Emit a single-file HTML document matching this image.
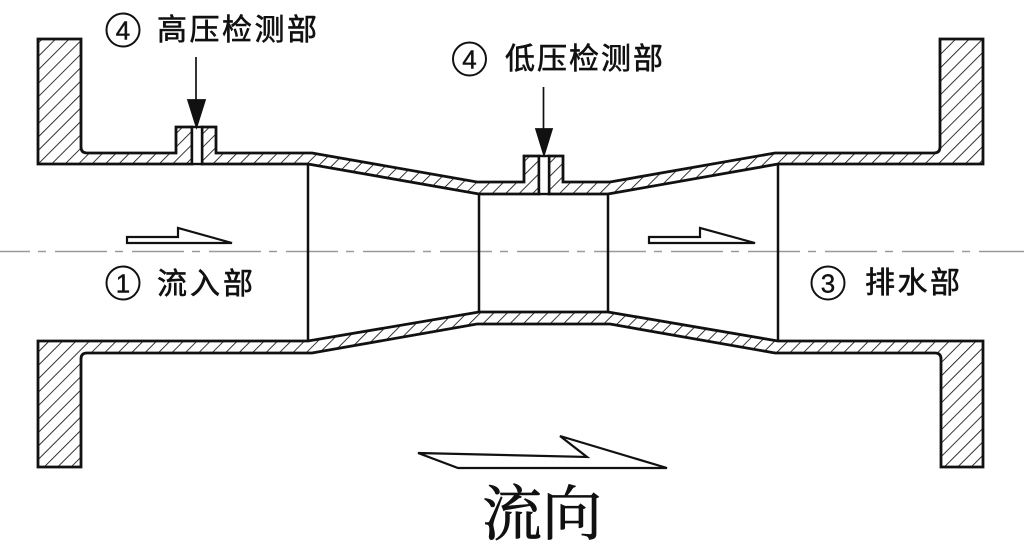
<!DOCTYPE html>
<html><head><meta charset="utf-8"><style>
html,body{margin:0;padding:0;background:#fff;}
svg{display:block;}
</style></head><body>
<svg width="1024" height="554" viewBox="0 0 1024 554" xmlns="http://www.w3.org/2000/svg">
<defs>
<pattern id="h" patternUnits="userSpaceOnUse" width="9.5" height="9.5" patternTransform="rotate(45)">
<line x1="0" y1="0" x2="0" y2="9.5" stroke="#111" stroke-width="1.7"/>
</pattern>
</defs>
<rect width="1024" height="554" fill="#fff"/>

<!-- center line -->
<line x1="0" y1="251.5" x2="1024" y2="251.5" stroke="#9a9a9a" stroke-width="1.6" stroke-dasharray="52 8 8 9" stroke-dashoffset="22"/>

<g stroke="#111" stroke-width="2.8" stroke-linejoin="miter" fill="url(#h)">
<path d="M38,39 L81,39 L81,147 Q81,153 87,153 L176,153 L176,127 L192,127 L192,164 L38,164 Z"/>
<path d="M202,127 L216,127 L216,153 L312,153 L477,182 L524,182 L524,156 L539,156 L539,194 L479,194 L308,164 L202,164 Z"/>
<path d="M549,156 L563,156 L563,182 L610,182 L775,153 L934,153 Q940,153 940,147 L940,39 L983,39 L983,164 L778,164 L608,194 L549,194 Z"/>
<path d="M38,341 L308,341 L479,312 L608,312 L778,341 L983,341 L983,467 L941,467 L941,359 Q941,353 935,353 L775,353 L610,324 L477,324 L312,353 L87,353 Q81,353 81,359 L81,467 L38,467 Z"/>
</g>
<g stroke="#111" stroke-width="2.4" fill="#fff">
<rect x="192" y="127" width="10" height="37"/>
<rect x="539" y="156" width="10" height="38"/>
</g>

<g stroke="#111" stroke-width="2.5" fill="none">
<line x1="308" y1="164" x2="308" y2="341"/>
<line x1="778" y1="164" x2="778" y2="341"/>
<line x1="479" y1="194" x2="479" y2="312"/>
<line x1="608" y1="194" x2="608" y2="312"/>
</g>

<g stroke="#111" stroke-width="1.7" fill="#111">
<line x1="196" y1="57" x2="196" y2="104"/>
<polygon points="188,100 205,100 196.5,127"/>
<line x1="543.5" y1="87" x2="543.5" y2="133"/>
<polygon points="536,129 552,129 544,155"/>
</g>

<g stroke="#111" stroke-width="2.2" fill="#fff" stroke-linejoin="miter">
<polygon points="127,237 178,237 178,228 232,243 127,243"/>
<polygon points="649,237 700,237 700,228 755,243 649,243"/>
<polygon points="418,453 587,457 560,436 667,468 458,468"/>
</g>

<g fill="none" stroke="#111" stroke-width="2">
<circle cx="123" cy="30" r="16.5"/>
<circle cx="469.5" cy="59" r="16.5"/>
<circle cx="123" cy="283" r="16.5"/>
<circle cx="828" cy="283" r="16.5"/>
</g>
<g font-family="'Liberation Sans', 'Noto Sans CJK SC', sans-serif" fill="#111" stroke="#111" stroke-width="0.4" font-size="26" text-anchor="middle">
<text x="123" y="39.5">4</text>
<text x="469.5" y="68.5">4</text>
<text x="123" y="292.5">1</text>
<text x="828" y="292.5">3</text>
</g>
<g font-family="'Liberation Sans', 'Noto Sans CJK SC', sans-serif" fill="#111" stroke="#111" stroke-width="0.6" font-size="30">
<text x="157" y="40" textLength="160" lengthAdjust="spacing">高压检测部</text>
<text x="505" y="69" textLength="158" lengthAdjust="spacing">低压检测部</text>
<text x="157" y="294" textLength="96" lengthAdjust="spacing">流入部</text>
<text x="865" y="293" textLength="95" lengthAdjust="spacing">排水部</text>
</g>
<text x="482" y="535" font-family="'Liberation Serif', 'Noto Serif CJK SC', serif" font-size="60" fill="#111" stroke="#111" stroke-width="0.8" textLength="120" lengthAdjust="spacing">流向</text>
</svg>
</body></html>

━━━━

▶ [To be done]
Without the pictures, retype the whole of the material above exactly.

▶ [Result below]
Emit a single-file HTML document matching this image.
<!DOCTYPE html>
<html><head><meta charset="utf-8"><style>
html,body{margin:0;padding:0;background:#fff;}
svg{display:block;}
</style></head><body>
<svg width="1024" height="554" viewBox="0 0 1024 554" xmlns="http://www.w3.org/2000/svg">
<defs>
<pattern id="h" patternUnits="userSpaceOnUse" width="9.5" height="9.5" patternTransform="rotate(45)">
<line x1="0" y1="0" x2="0" y2="9.5" stroke="#111" stroke-width="1.7"/>
</pattern>
</defs>
<rect width="1024" height="554" fill="#fff"/>

<!-- center line -->
<line x1="0" y1="251.5" x2="1024" y2="251.5" stroke="#9a9a9a" stroke-width="1.6" stroke-dasharray="52 8 8 9" stroke-dashoffset="22"/>

<g stroke="#111" stroke-width="2.8" stroke-linejoin="miter" fill="url(#h)">
<path d="M38,39 L81,39 L81,147 Q81,153 87,153 L176,153 L176,127 L192,127 L192,164 L38,164 Z"/>
<path d="M202,127 L216,127 L216,153 L312,153 L477,182 L524,182 L524,156 L539,156 L539,194 L479,194 L308,164 L202,164 Z"/>
<path d="M549,156 L563,156 L563,182 L610,182 L775,153 L934,153 Q940,153 940,147 L940,39 L983,39 L983,164 L778,164 L608,194 L549,194 Z"/>
<path d="M38,341 L308,341 L479,312 L608,312 L778,341 L983,341 L983,467 L941,467 L941,359 Q941,353 935,353 L775,353 L610,324 L477,324 L312,353 L87,353 Q81,353 81,359 L81,467 L38,467 Z"/>
</g>
<g stroke="#111" stroke-width="2.4" fill="#fff">
<rect x="192" y="127" width="10" height="37"/>
<rect x="539" y="156" width="10" height="38"/>
</g>

<g stroke="#111" stroke-width="2.5" fill="none">
<line x1="308" y1="164" x2="308" y2="341"/>
<line x1="778" y1="164" x2="778" y2="341"/>
<line x1="479" y1="194" x2="479" y2="312"/>
<line x1="608" y1="194" x2="608" y2="312"/>
</g>

<g stroke="#111" stroke-width="1.7" fill="#111">
<line x1="196" y1="57" x2="196" y2="104"/>
<polygon points="188,100 205,100 196.5,127"/>
<line x1="543.5" y1="87" x2="543.5" y2="133"/>
<polygon points="536,129 552,129 544,155"/>
</g>

<g stroke="#111" stroke-width="2.2" fill="#fff" stroke-linejoin="miter">
<polygon points="127,237 178,237 178,228 232,243 127,243"/>
<polygon points="649,237 700,237 700,228 755,243 649,243"/>
<polygon points="418,453 587,457 560,436 667,468 458,468"/>
</g>

<g fill="none" stroke="#111" stroke-width="2">
<circle cx="123" cy="30" r="16.5"/>
<circle cx="469.5" cy="59" r="16.5"/>
<circle cx="123" cy="283" r="16.5"/>
<circle cx="828" cy="283" r="16.5"/>
</g>
<g font-family="'Liberation Sans', 'Noto Sans CJK SC', sans-serif" fill="#111" stroke="#111" stroke-width="0.4" font-size="26" text-anchor="middle">
<text x="123" y="39.5">4</text>
<text x="469.5" y="68.5">4</text>
<text x="123" y="292.5">1</text>
<text x="828" y="292.5">3</text>
</g>
<g font-family="'Liberation Sans', 'Noto Sans CJK SC', sans-serif" fill="#111" stroke="#111" stroke-width="0.6" font-size="30">
<text x="157" y="40" textLength="160" lengthAdjust="spacing">高压检测部</text>
<text x="505" y="69" textLength="158" lengthAdjust="spacing">低压检测部</text>
<text x="157" y="294" textLength="96" lengthAdjust="spacing">流入部</text>
<text x="865" y="293" textLength="95" lengthAdjust="spacing">排水部</text>
</g>
<text x="482" y="535" font-family="'Liberation Serif', 'Noto Serif CJK SC', serif" font-size="60" fill="#111" stroke="#111" stroke-width="0.8" textLength="120" lengthAdjust="spacing">流向</text>
</svg>
</body></html>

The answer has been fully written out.